The strike is expected to one of the biggest in Portugal`s history, where mass industrial action is rare.

The strike is being supported by the two main labour unions, which represent more than a million workers.

Many Portuguese are shocked by the scale of austerity the budget implies, said a reporter in Lisbon.

The government proposes spending cuts across a broad range of public services, including health care and the armed forces, and tax hikes.

Also planned is the elimination of Christmas and holiday bonuses equal to about a month`s pay for most public sector workers and allowing private firms to extend the work day by 30 minutes without overtime pay.

Under the terms of its 78bn euros ($105bn; £67bn) bailout, Portugal`s government must sharply reduce its deficit.

With the unemployment rate higher than 12% and the economy forecast to contract next year, the conservative government of Prime Minister Pedro Passos Coelho has said there is no choice but to slash government spending.

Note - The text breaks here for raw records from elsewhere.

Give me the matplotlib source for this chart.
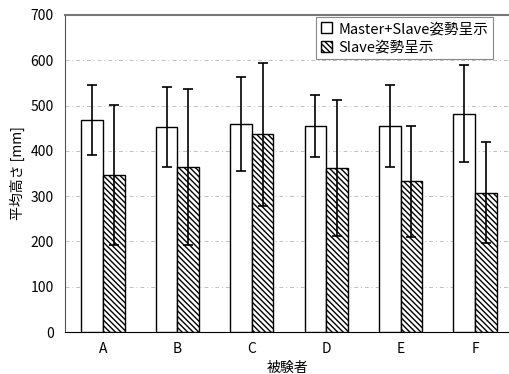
import numpy as np
import matplotlib
matplotlib.use('Agg')
import matplotlib.pyplot as plt
from matplotlib.patches import Patch

plt.rcParams['font.family'] = ['Noto Sans CJK JP', 'DejaVu Sans']
plt.rcParams['hatch.linewidth'] = 1.0

############################################################
# Data

subjects = ['A', 'B', 'C', 'D', 'E', 'F']
ms_mean = [468, 453, 460, 455, 455, 482]
ms_err = [78, 89, 104, 68, 90, 107]
s_mean = [347, 365, 437, 362, 333, 308]
s_err = [155, 172, 158, 150, 122, 112]

label_ms = 'Master+Slave姿勢呈示'
label_s = 'Slave姿勢呈示'

############################################################
# Plotting

hatch = '\\' * 6

fig = plt.figure(figsize=(5.10, 3.74), dpi=100)
ax = fig.add_axes([0.1275, 0.112, 0.8725, 0.848])

x = np.arange(len(subjects))
w = 0.29
ekw = dict(ecolor='k', elinewidth=1.2, capsize=3.5, capthick=1.2)

ax.bar(x - w / 2, ms_mean, w, yerr=ms_err, color='white', edgecolor='k',
       linewidth=1.0, error_kw=ekw, zorder=3)
ax.bar(x + w / 2, s_mean, w, yerr=s_err, color='white', edgecolor='k',
       hatch=hatch, linewidth=1.0, error_kw=ekw, zorder=3)

ax.set_xlim(-0.51, 5.47)
ax.set_ylim(0, 700)
ax.set_yticks(range(0, 701, 100))
ax.set_xticks(x)
ax.set_xticklabels(subjects)
ax.tick_params(axis='both', length=0, labelsize=10, pad=8)
ax.tick_params(axis='x', pad=7)

ax.yaxis.grid(True, linestyle=(0, (4, 3, 1, 3)), color='#c0c0c0', linewidth=0.7, zorder=0)
ax.set_axisbelow(True)

ax.spines['top'].set_color('#777777')
ax.spines['top'].set_linewidth(1.5)
ax.spines['right'].set_visible(False)
ax.spines['left'].set_color('#555555')
ax.spines['bottom'].set_color('k')

ax.set_ylabel('平均高さ [mm]', fontsize=10, labelpad=4)
ax.set_xlabel('被験者', fontsize=10, labelpad=4)

handles = [Patch(facecolor='white', edgecolor='k', label=label_ms),
           Patch(facecolor='white', edgecolor='k', hatch=hatch, label=label_s)]
leg = ax.legend(handles=handles, loc='upper right', bbox_to_anchor=(0.962, 0.994),
                borderaxespad=0, fancybox=False, edgecolor='#888888', fontsize=10.5,
                handlelength=0.8, handleheight=0.8, handletextpad=0.4,
                borderpad=0.35, labelspacing=0.3, framealpha=1)
leg.get_frame().set_linewidth(0.8)

fig.savefig('out.png', dpi=100)
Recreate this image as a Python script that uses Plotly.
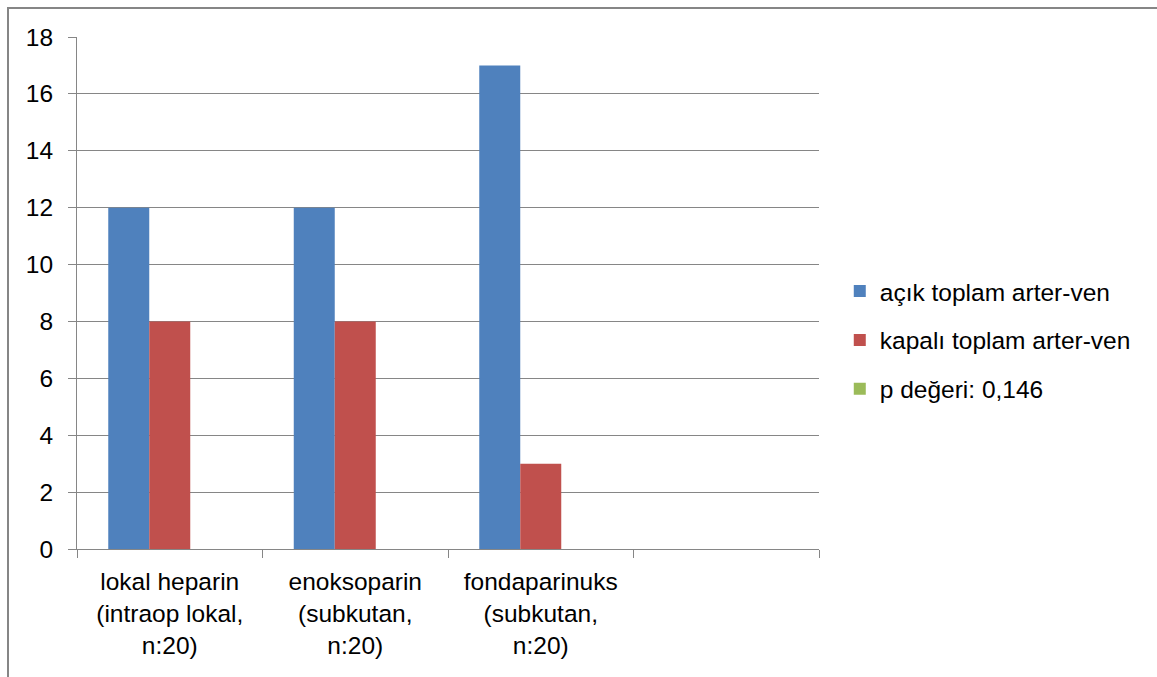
import plotly.graph_objects as go

categories = ["lokal heparin<br>(intraop lokal,<br>n:20)",
              "enoksoparin<br>(subkutan,<br>n:20)",
              "fondaparinuks<br>(subkutan,<br>n:20)",
              " "]
series_names = ["açık toplam arter-ven", "kapalı toplam arter-ven", "p değeri: 0,146"]
acik = [12, 12, 17, None]
kapali = [8, 8, 3, None]
p_degeri = [None, None, None, None]
colors = ["#4F81BD", "#C0504D", "#9BBB59"]
y_ticks = [0, 2, 4, 6, 8, 10, 12, 14, 16, 18]

FONT = dict(family="Liberation Sans, Arial, sans-serif", size=24.5, color="#000000")
GRID = "#868686"

fig = go.Figure()
for i, (name, vals) in enumerate(zip(series_names, [acik, kapali, p_degeri])):
    fig.add_trace(go.Bar(x=categories, y=vals, name=name, marker_color=colors[i],
                         marker_line_width=0, legendgroup=f"g{i}"))

fig.update_layout(
    width=1157, height=677,
    margin=dict(l=77, r=338, t=37, b=128),
    paper_bgcolor="white", plot_bgcolor="white",
    barmode="group", bargap=0.337, bargroupgap=0,
    font=FONT,
    showlegend=True,
    legend=dict(x=1.028, xanchor="left", y=0.408, yanchor="middle",
                font=FONT, tracegroupgap=14, bgcolor="rgba(0,0,0,0)"),
    xaxis=dict(type="category", categoryorder="array", categoryarray=categories,
               range=[-0.5, 3.5], showline=True, linecolor=GRID, linewidth=1,
               ticks="outside", ticklen=8, tickcolor=GRID, tickwidth=1,
               tickson="boundaries", showgrid=False, tickfont=FONT,
               ticklabelstandoff=11, fixedrange=True),
    yaxis=dict(range=[0, 18], tickvals=y_ticks, showline=True, linecolor=GRID, linewidth=1,
               ticks="outside", ticklen=8, tickcolor=GRID, tickwidth=1,
               showgrid=True, gridcolor=GRID, gridwidth=1, zeroline=False,
               tickfont=FONT, ticklabelstandoff=10, fixedrange=True),
)

# outer chart-area border (left and top edges visible in the reference)
fig.add_shape(type="rect", xref="paper", yref="paper",
              x0=(8 - 77) / 742, x1=1.6, y0=-0.5, y1=1 + (37 - 8) / 512,
              line=dict(color=GRID, width=2), fillcolor="rgba(0,0,0,0)", layer="below")

fig.write_html("out.html")
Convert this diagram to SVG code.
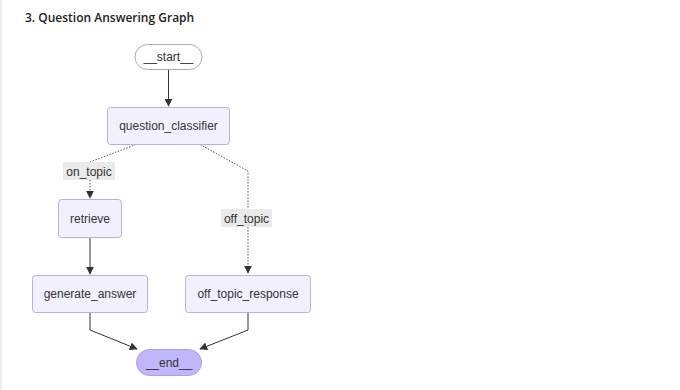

"It is up to me to try to mobilise the Portuguese for action every day to contribute to transform Portugal," he said.

Mr Coelho became prime minister in June after the socialist government collapsed over the budget cuts. His governing coalition has a majority in parliament so the final vote next week on the 2012 budget is expected to pass.

Portugal was the third country after Greece and the Irish Republic to receive a bailout. Further instalments of the emergency loans could be withheld if it does not meet targets for deficit reduction.